Along the lines of the technology of expanded consciousness, I have often gotten a lot out of Ivo Quartiroli’s posts on his indranet blog – intelligent, critical, but calmly expressed concerns about online culture and consciousness from the perspective of a programmer nerd who is also a hardcore meditator and intelligent spiritual seeker. His new book The Digitally Divided Self is a kind of tech-nerd mystic’s version of Nicholas Carr’s The Shallows, where some of the familiar (and not so familiar) concerns about the effect of the Internet on our brains, minds, bodies, and selves (including lots of research) are shot through with a bracing spiritual critique grounded in what one might call “post-rational” states of consciousness and experience. The philosophical language (around “reality” let’s say) is sometimes too simple, and he slips into some rote neo-Luddism at times, but this is very solid technology critique that takes the possibilities of spiritual practice very seriously—including the possibility that the training of attention through meditation may provide exactly what we need to dodge the dubious fate of becoming servo-mechanisms of the hive mind and manipulative networks of influence and distraction. Though it could have gone through another few rounds of editing, Ivo’s voice—concerned, compassionate, incisive, non-judgmental—is a unique and powerful one. Not a jeremiad, but a dharma combat.

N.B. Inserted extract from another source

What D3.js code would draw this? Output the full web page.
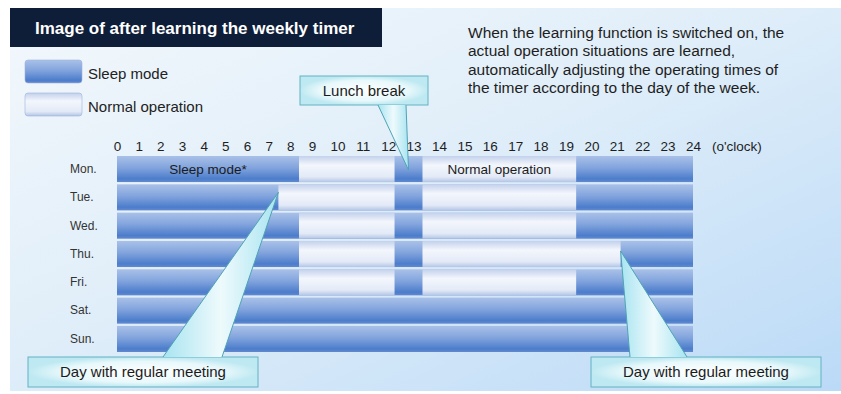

Speaking of post-rational states of consciousness, I am incredibly happy to finally be reading Phil Baker’s Austin Osman Spare: The Life and Legend of London’s Lost Artist, the first book-length biography about the legendary occultist and fine artist, who was born in 1886 and died in the 50s. Spare is a fascinating fellow. As an artist, he transformed the aesthetic vibe of Beardsley-esque decadence into a unique and under-appreciated body of work (paintings, drawings, and amazing portraiture) that manages to be at once elegant, haunting, and deranged—the latter element at times reminiscent of Bacon. Moreover, Spare is arguably the most important—and almost certainly the most storied—British occultist after Crowley. His ideas and practices, highly idiosyncratic and deeply interfused with his remarkable artistic productions (especially his sigil magic), built a modernist bridge between the Edwardian culture of pseudo-traditionalist occult lore and a more Freudian, avant-garde, and psychologically radical embrace of the abject, the erotic, the unconscious—a bridge that makes him the godfather of chaos magic. Baker is a wonderful writer, careful, intelligent and tart. He also knows his London, and the Spare that emerges in his portrayal is very much an avatar of that unique and ancient town: humble Cockney beginnings, the bright years as a smoldering wunderkind, and then a long plunge into poverty, obscurity, and a deep weirdness that brought him in touch with Kenneth Grant, to whom we owe some of Spare’s legend. Spare emerges as an almost Blakean character, a visionary Londoner whose poverty could not keep the visions at bay.